(Given task) Reproduce the lines of the material exactly, excluding every image.

(Source data)

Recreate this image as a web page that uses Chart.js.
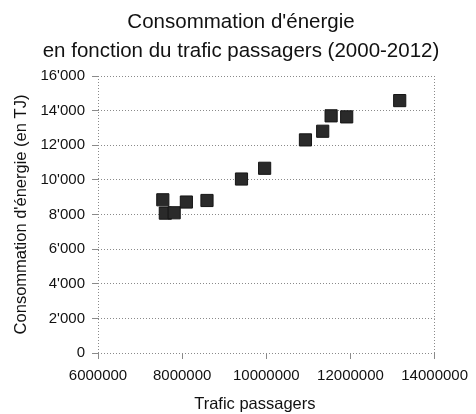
<!DOCTYPE html>
<html>
<head>
<meta charset="utf-8">
<script src="https://cdn.jsdelivr.net/npm/chart.js@4/dist/chart.umd.min.js"></script>
<style>
html,body{margin:0;padding:0;background:#fff;}
#wrap{width:476px;height:414px;}
</style>
</head>
<body>
<div id="wrap"><canvas id="c" width="476" height="414"></canvas></div>
<script>
const traffic = [7540000, 7600000, 7810000, 8100000, 8590000, 9410000, 9960000, 10930000, 11340000, 11540000, 11910000, 13170000];
const energy  = [8850, 8080, 8100, 8720, 8810, 10050, 10670, 12310, 12810, 13700, 13640, 14580];
const titleLines = ["Consommation d'énergie", "en fonction du trafic passagers (2000-2012)"];
const xTitle = "Trafic passagers";
const yTitle = "Consommation d'énergie (en TJ)";

const points = traffic.map((x, i) => ({x: x, y: energy[i]}));
const FONT = "'Liberation Sans', Arial, sans-serif";
const gridCol = '#8a8a8a';

const shiftTitle = {
  id: 'shiftTitle',
  afterLayout(chart) {
    const t = chart.titleBlock;
    if (t) { t.left = 40; t.right = 442; }
  }
};

new Chart(document.getElementById('c'), {
  type: 'scatter',
  data: { datasets: [{
    data: points,
    pointStyle: 'rect',
    pointRadius: 8.6,
    pointHoverRadius: 8.6,
    backgroundColor: '#2a2a2a',
    borderColor: '#151515',
    borderWidth: 1
  }]},
  options: {
    responsive: false,
    animation: false,
    devicePixelRatio: 1,
    layout: { padding: { left: 0, right: 38, top: 0, bottom: 0 } },
    plugins: {
      legend: { display: false },
      tooltip: { enabled: false },
      title: {
        display: true,
        text: titleLines,
        color: '#111',
        font: { family: FONT, size: 20.5, weight: 'normal', lineHeight: 1.415 },
        padding: { top: 7.5, bottom: 10.5 }
      }
    },
    scales: {
      x: {
        type: 'linear',
        min: 6000000, max: 14000000,
        afterFit: s => { s.height = 61; },
        title: { display: true, text: xTitle + '\u00a0\u00a0\u00a0\u00a0\u00a0', color: '#111', font: { family: FONT, size: 16.5, lineHeight: 1.2 }, padding: { top: 0, bottom: 0 } },
        ticks: { stepSize: 2000000, color: '#111', font: { family: FONT, size: 15 }, padding: 8,
                 maxRotation: 0, callback: v => String(v) },
        grid: {
          color: c => (c.tick && (c.tick.value === 6000000 || c.tick.value === 14000000)) ? gridCol : 'rgba(0,0,0,0)',
          tickColor: gridCol, tickLength: 6, lineWidth: 1, drawTicks: true
        },
        border: { display: false, dash: [1, 2] }
      },
      y: {
        min: 0, max: 16000,
        afterFit: s => { s.width = 98; },
        title: { display: true, text: yTitle, color: '#111', font: { family: FONT, size: 16.5, lineHeight: 1.2 }, padding: { top: 12, bottom: 0 } },
        ticks: { stepSize: 2000, color: '#111', font: { family: FONT, size: 15 }, padding: 7,
                 callback: v => v === 0 ? '0' : (Math.floor(v/1000) + "'" + String(v%1000).padStart(3,'0')) },
        grid: { color: gridCol, tickColor: gridCol, tickLength: 6, lineWidth: 1 },
        border: { display: false, dash: [1, 2] }
      }
    }
  },
  plugins: [shiftTitle]
});
</script>
</body>
</html>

(Output for this task)
Recreate this image as a web page that uses Chart.js.
<!DOCTYPE html>
<html>
<head>
<meta charset="utf-8">
<script src="https://cdn.jsdelivr.net/npm/chart.js@4/dist/chart.umd.min.js"></script>
<style>
html,body{margin:0;padding:0;background:#fff;}
#wrap{width:476px;height:414px;}
</style>
</head>
<body>
<div id="wrap"><canvas id="c" width="476" height="414"></canvas></div>
<script>
const traffic = [7540000, 7600000, 7810000, 8100000, 8590000, 9410000, 9960000, 10930000, 11340000, 11540000, 11910000, 13170000];
const energy  = [8850, 8080, 8100, 8720, 8810, 10050, 10670, 12310, 12810, 13700, 13640, 14580];
const titleLines = ["Consommation d'énergie", "en fonction du trafic passagers (2000-2012)"];
const xTitle = "Trafic passagers";
const yTitle = "Consommation d'énergie (en TJ)";

const points = traffic.map((x, i) => ({x: x, y: energy[i]}));
const FONT = "'Liberation Sans', Arial, sans-serif";
const gridCol = '#8a8a8a';

const shiftTitle = {
  id: 'shiftTitle',
  afterLayout(chart) {
    const t = chart.titleBlock;
    if (t) { t.left = 40; t.right = 442; }
  }
};

new Chart(document.getElementById('c'), {
  type: 'scatter',
  data: { datasets: [{
    data: points,
    pointStyle: 'rect',
    pointRadius: 8.6,
    pointHoverRadius: 8.6,
    backgroundColor: '#2a2a2a',
    borderColor: '#151515',
    borderWidth: 1
  }]},
  options: {
    responsive: false,
    animation: false,
    devicePixelRatio: 1,
    layout: { padding: { left: 0, right: 38, top: 0, bottom: 0 } },
    plugins: {
      legend: { display: false },
      tooltip: { enabled: false },
      title: {
        display: true,
        text: titleLines,
        color: '#111',
        font: { family: FONT, size: 20.5, weight: 'normal', lineHeight: 1.415 },
        padding: { top: 7.5, bottom: 10.5 }
      }
    },
    scales: {
      x: {
        type: 'linear',
        min: 6000000, max: 14000000,
        afterFit: s => { s.height = 61; },
        title: { display: true, text: xTitle + '\u00a0\u00a0\u00a0\u00a0\u00a0', color: '#111', font: { family: FONT, size: 16.5, lineHeight: 1.2 }, padding: { top: 0, bottom: 0 } },
        ticks: { stepSize: 2000000, color: '#111', font: { family: FONT, size: 15 }, padding: 8,
                 maxRotation: 0, callback: v => String(v) },
        grid: {
          color: c => (c.tick && (c.tick.value === 6000000 || c.tick.value === 14000000)) ? gridCol : 'rgba(0,0,0,0)',
          tickColor: gridCol, tickLength: 6, lineWidth: 1, drawTicks: true
        },
        border: { display: false, dash: [1, 2] }
      },
      y: {
        min: 0, max: 16000,
        afterFit: s => { s.width = 98; },
        title: { display: true, text: yTitle, color: '#111', font: { family: FONT, size: 16.5, lineHeight: 1.2 }, padding: { top: 12, bottom: 0 } },
        ticks: { stepSize: 2000, color: '#111', font: { family: FONT, size: 15 }, padding: 7,
                 callback: v => v === 0 ? '0' : (Math.floor(v/1000) + "'" + String(v%1000).padStart(3,'0')) },
        grid: { color: gridCol, tickColor: gridCol, tickLength: 6, lineWidth: 1 },
        border: { display: false, dash: [1, 2] }
      }
    }
  },
  plugins: [shiftTitle]
});
</script>
</body>
</html>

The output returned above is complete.